The Union Act, 1840 had merged the two provinces of Upper Canada and Lower Canada into the Province of Canada, with a single Parliament. The separate parliaments of Lower Canada and Upper Canada were abolished. The Union Act provided that the pre-existing electoral boundaries of Upper Canada would continue to be used in the new Parliament, unless altered by the Union Act itself.

Glengarry County had been an electoral district in the Legislative Assembly of Upper Canada, and its boundaries were not altered by the Union Act. Those boundaries had originally been set by a proclamation of the first Lieutenant Governor of Upper Canada, John Graves Simcoe, in 1792:

That the first of the said counties be hereafter called by the name of the county of Glengary; which county is to be bounded on the east by the lines that divide Upper from Lower Canada, on the south by the river St. Lawrence, and westerly by the easternmost boundary of the late township of Cornwall, running north twenty-four degrees west until it intersects the Ottawa or Grand river, thence descending the said river until it meets the divisional lines aforesaid. The said county is to comprehend all the islands in the said river St. Lawrence nearest to the said county, and in the whole or greater part fronting the same.

The boundaries had been further defined by a statute of Upper Canada in 1798:

That the townships of Lancaster, Charlottenburg and Kenyon, together with the tract of land claimed by the St. Regis Indians, and such of the Islands in the river Saint Lawrence as are wholly or in greater part opposite thereto, shall constitute and form the County of Glengary.

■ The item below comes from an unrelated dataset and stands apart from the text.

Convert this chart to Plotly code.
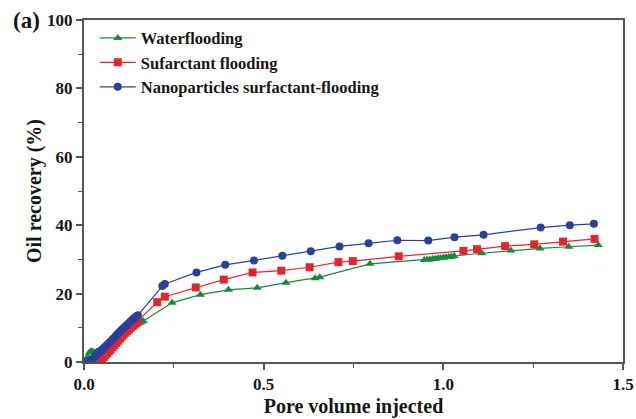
import plotly.graph_objects as go

# Pore volume injected (x) and oil recovery in % (y) for each flooding scheme
water_pv = [0.0, 0.01, 0.015, 0.02, 0.025, 0.03, 0.035, 0.04, 0.045, 0.05, 0.055, 0.06,
            0.065, 0.07, 0.075, 0.08, 0.085, 0.09, 0.095, 0.10, 0.105, 0.11, 0.115, 0.12,
            0.125, 0.13, 0.135, 0.14, 0.145, 0.15, 0.155, 0.16, 0.165,
            0.245, 0.324, 0.402, 0.482, 0.562, 0.643, 0.656, 0.796,
            0.947, 0.955, 0.962, 0.970, 0.977, 0.985, 0.992, 1.000, 1.007, 1.015, 1.022, 1.030,
            1.107, 1.188, 1.269, 1.349, 1.431]
water_rec = [0.0, 1.5, 2.8, 3.2, 3.0, 2.8, 3.0, 3.2, 3.5, 3.8, 4.2, 4.6,
             5.0, 5.4, 5.9, 6.3, 6.7, 7.1, 7.5, 7.9, 8.3, 8.7, 9.0, 9.4,
             9.7, 10.0, 10.3, 10.6, 10.9, 11.2, 11.5, 11.8, 12.0,
             17.3, 19.7, 21.1, 21.7, 23.2, 24.5, 24.8, 28.7,
             29.8, 29.9, 30.0, 30.1, 30.2, 30.3, 30.4, 30.5, 30.6, 30.7, 30.8, 31.0,
             31.8, 32.6, 33.2, 33.7, 34.2]

surf_pv = [0.0, 0.02, 0.03, 0.04, 0.045, 0.05, 0.055, 0.06, 0.065, 0.07, 0.075, 0.08,
           0.085, 0.09, 0.095, 0.10, 0.105, 0.11, 0.115, 0.12, 0.125, 0.13, 0.135, 0.14,
           0.145, 0.15,
           0.204, 0.225, 0.311, 0.389, 0.469, 0.549, 0.628, 0.708, 0.748, 0.876,
           1.056, 1.094, 1.172, 1.253, 1.333, 1.421]
surf_rec = [0.0, 0.0, 0.0, 0.0, 0.3, 0.8, 1.4, 2.0, 2.6, 3.2, 3.8, 4.4,
            5.0, 5.6, 6.2, 6.8, 7.4, 8.0, 8.5, 9.0, 9.5, 10.0, 10.5, 11.0,
            11.5, 12.0,
            17.5, 19.1, 21.8, 24.1, 26.2, 26.7, 27.7, 29.2, 29.5, 30.9,
            32.5, 33.0, 33.9, 34.4, 35.2, 36.0]

nano_pv = [0.0, 0.01, 0.02, 0.025, 0.03, 0.035, 0.04, 0.045, 0.05, 0.055, 0.06, 0.065,
           0.07, 0.075, 0.08, 0.085, 0.09, 0.095, 0.10, 0.105, 0.11, 0.115, 0.12, 0.125,
           0.13, 0.135, 0.14, 0.145, 0.15,
           0.218, 0.225, 0.313, 0.393, 0.473, 0.552, 0.631, 0.711, 0.792, 0.872,
           0.958, 1.031, 1.112, 1.271, 1.352, 1.419]
nano_rec = [0.0, 0.2, 0.6, 1.0, 1.5, 2.0, 2.6, 3.1, 3.6, 4.1, 4.6, 5.1,
            5.6, 6.1, 6.7, 7.2, 7.8, 8.3, 8.9, 9.4, 9.9, 10.4, 10.9, 11.4,
            11.9, 12.4, 12.9, 13.3, 13.7,
            22.2, 22.8, 26.2, 28.4, 29.7, 31.1, 32.4, 33.8, 34.7, 35.6,
            35.5, 36.5, 37.2, 39.3, 40.0, 40.4]

x_ticks = [0.0, 0.5, 1.0, 1.5]
y_ticks = [0, 20, 40, 60, 80, 100]

FONT = "Liberation Serif, Times New Roman, serif"
AXIS_COLOR = "#555555"
TEXT_COLOR = "#161616"

series = [
    ("Waterflooding", water_pv, water_rec, "#17893c", "triangle-up"),
    ("Sufarctant flooding", surf_pv, surf_rec, "#e3262d", "square"),
    ("Nanoparticles surfactant-flooding", nano_pv, nano_rec, "#2c3f9e", "circle"),
]

fig = go.Figure()
for name, xs, ys, color, symbol in series:
    fig.add_trace(go.Scatter(
        x=xs, y=ys, name=name, mode="lines+markers",
        line=dict(color=color, width=1.2),
        marker=dict(symbol=symbol, size=8, color=color),
    ))

axis_common = dict(
    showline=True, linecolor=AXIS_COLOR, linewidth=2, mirror=True,
    ticks="outside", ticklen=6, tickwidth=1.5, tickcolor=AXIS_COLOR,
    showgrid=False, zeroline=False, automargin=False,
    tickfont=dict(family=FONT, size=17, color=TEXT_COLOR, weight="bold"),
    title_font=dict(family=FONT, size=20, color=TEXT_COLOR, weight="bold"),
)

fig.update_xaxes(
    range=[0, 1.5], tickvals=x_ticks, ticktext=[f"{v:.1f}" for v in x_ticks],
    title_text="Pore volume injected", title_standoff=6,
    minor=dict(ticks="outside", ticklen=4, tickwidth=1.2, tickcolor=AXIS_COLOR, dtick=0.25, tick0=0),
    **axis_common,
)
fig.update_yaxes(
    range=[0, 100], tickvals=y_ticks,
    title_text="Oil recovery (%)", title_standoff=0,
    minor=dict(ticks="outside", ticklen=4, tickwidth=1.2, tickcolor=AXIS_COLOR, dtick=10, tick0=0),
    **axis_common,
)

fig.add_annotation(
    text="(a)", xref="paper", yref="paper", x=-0.135, y=1.0,
    xanchor="left", yanchor="middle", showarrow=False,
    font=dict(family=FONT, size=23, color=TEXT_COLOR, weight="bold"),
)

fig.update_layout(
    width=636, height=419,
    margin=dict(l=84, r=13, t=20, b=57),
    paper_bgcolor="white", plot_bgcolor="white",
    showlegend=True,
    legend=dict(
        x=0.02, y=0.998, xanchor="left", yanchor="top",
        bgcolor="rgba(0,0,0,0)",
        font=dict(family=FONT, size=16.5, color=TEXT_COLOR, weight="bold"),
        itemwidth=36, tracegroupgap=0,
    ),
)

fig.write_html("out.html")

Since Glengarry electoral district was not changed by the Union Act, those boundaries continued to be used for the new electoral district. Glengarry was represented by one member in the Legislative Assembly.

== Members of the Legislative Assembly ==

Glengarry was represented by one member in the Legislative Assembly. The following were the members for Glengarry.

| Parliament | Years | Member |  | Party |
|---|---|---|---|---|
| 1st Parliament 1841–1844 | 1841–1844 | John Sandfield Macdonald |  | Moderate Tory, then Reformer |

== Abolition ==

The district was abolished on July 1, 1867, when the British North America Act, 1867 came into force, creating Canada and splitting the Province of Canada into Quebec and Ontario. It was succeeded by electoral districts of the same name in the House of Commons of Canada and the Legislative Assembly of Ontario.